## begin
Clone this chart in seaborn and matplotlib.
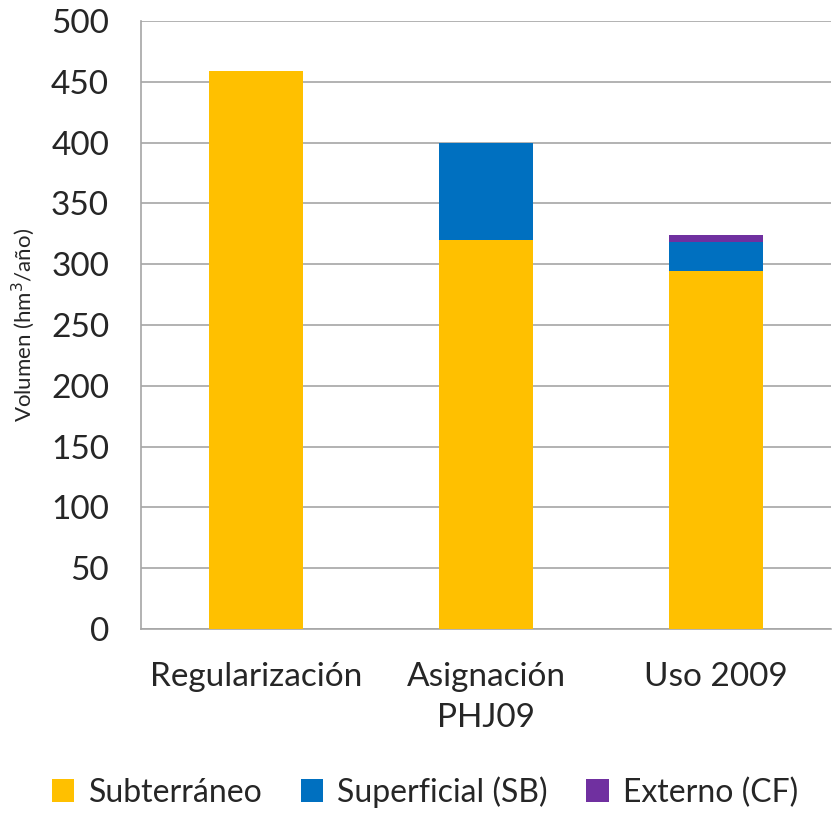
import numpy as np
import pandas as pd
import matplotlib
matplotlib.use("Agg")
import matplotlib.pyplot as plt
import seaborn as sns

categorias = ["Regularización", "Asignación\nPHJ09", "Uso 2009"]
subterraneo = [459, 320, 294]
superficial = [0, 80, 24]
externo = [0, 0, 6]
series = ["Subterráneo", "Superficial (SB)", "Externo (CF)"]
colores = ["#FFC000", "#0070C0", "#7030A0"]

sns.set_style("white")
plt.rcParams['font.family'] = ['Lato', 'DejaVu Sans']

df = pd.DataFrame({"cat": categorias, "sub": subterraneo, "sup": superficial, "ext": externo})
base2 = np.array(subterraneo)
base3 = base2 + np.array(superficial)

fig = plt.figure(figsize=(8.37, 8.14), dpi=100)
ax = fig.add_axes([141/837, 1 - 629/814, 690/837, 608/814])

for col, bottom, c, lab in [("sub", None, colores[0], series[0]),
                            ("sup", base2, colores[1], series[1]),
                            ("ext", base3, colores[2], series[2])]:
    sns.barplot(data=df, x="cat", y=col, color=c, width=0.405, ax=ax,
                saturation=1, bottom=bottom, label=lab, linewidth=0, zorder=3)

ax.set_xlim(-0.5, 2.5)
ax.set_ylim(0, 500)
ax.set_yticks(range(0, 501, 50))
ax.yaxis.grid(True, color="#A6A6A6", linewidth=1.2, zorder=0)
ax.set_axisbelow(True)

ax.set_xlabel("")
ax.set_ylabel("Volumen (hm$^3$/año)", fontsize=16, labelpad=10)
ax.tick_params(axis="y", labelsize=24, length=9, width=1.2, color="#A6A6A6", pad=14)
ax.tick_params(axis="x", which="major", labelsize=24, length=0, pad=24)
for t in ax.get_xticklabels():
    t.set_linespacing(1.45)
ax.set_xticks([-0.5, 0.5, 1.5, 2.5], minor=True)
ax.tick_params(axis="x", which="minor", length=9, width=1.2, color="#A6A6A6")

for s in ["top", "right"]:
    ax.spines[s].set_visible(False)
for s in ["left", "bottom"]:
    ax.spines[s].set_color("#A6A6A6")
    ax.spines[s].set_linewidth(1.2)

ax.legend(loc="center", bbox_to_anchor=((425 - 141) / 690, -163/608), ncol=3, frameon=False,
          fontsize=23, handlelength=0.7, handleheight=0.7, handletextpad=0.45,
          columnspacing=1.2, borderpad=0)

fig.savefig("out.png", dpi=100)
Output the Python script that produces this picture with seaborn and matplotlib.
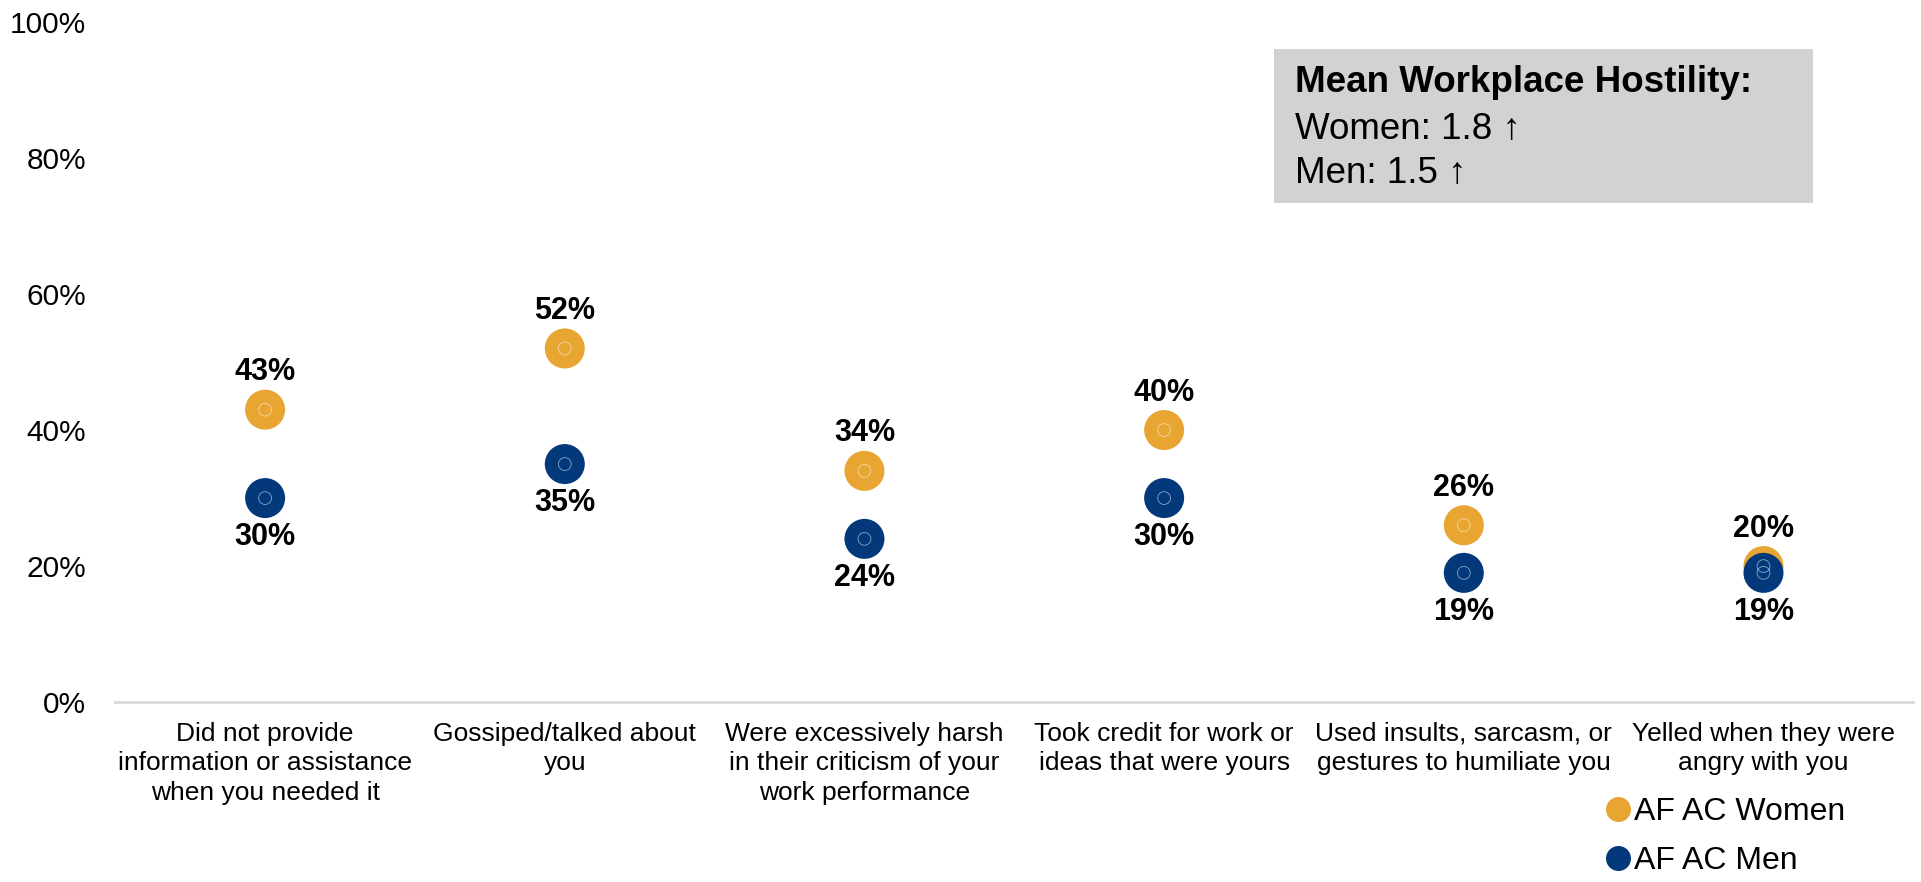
## end
• Instructions for the task:
Write out the records above exactly as they stand, leaving out every picture.

• Solution to this task:
Clone this chart in seaborn and matplotlib.
import numpy as np
import pandas as pd
import matplotlib
matplotlib.use("Agg")
import matplotlib.pyplot as plt
import seaborn as sns

categorias = ["Regularización", "Asignación\nPHJ09", "Uso 2009"]
subterraneo = [459, 320, 294]
superficial = [0, 80, 24]
externo = [0, 0, 6]
series = ["Subterráneo", "Superficial (SB)", "Externo (CF)"]
colores = ["#FFC000", "#0070C0", "#7030A0"]

sns.set_style("white")
plt.rcParams['font.family'] = ['Lato', 'DejaVu Sans']

df = pd.DataFrame({"cat": categorias, "sub": subterraneo, "sup": superficial, "ext": externo})
base2 = np.array(subterraneo)
base3 = base2 + np.array(superficial)

fig = plt.figure(figsize=(8.37, 8.14), dpi=100)
ax = fig.add_axes([141/837, 1 - 629/814, 690/837, 608/814])

for col, bottom, c, lab in [("sub", None, colores[0], series[0]),
                            ("sup", base2, colores[1], series[1]),
                            ("ext", base3, colores[2], series[2])]:
    sns.barplot(data=df, x="cat", y=col, color=c, width=0.405, ax=ax,
                saturation=1, bottom=bottom, label=lab, linewidth=0, zorder=3)

ax.set_xlim(-0.5, 2.5)
ax.set_ylim(0, 500)
ax.set_yticks(range(0, 501, 50))
ax.yaxis.grid(True, color="#A6A6A6", linewidth=1.2, zorder=0)
ax.set_axisbelow(True)

ax.set_xlabel("")
ax.set_ylabel("Volumen (hm$^3$/año)", fontsize=16, labelpad=10)
ax.tick_params(axis="y", labelsize=24, length=9, width=1.2, color="#A6A6A6", pad=14)
ax.tick_params(axis="x", which="major", labelsize=24, length=0, pad=24)
for t in ax.get_xticklabels():
    t.set_linespacing(1.45)
ax.set_xticks([-0.5, 0.5, 1.5, 2.5], minor=True)
ax.tick_params(axis="x", which="minor", length=9, width=1.2, color="#A6A6A6")

for s in ["top", "right"]:
    ax.spines[s].set_visible(False)
for s in ["left", "bottom"]:
    ax.spines[s].set_color("#A6A6A6")
    ax.spines[s].set_linewidth(1.2)

ax.legend(loc="center", bbox_to_anchor=((425 - 141) / 690, -163/608), ncol=3, frameon=False,
          fontsize=23, handlelength=0.7, handleheight=0.7, handletextpad=0.45,
          columnspacing=1.2, borderpad=0)

fig.savefig("out.png", dpi=100)
Output the Python script that produces this picture with seaborn and matplotlib.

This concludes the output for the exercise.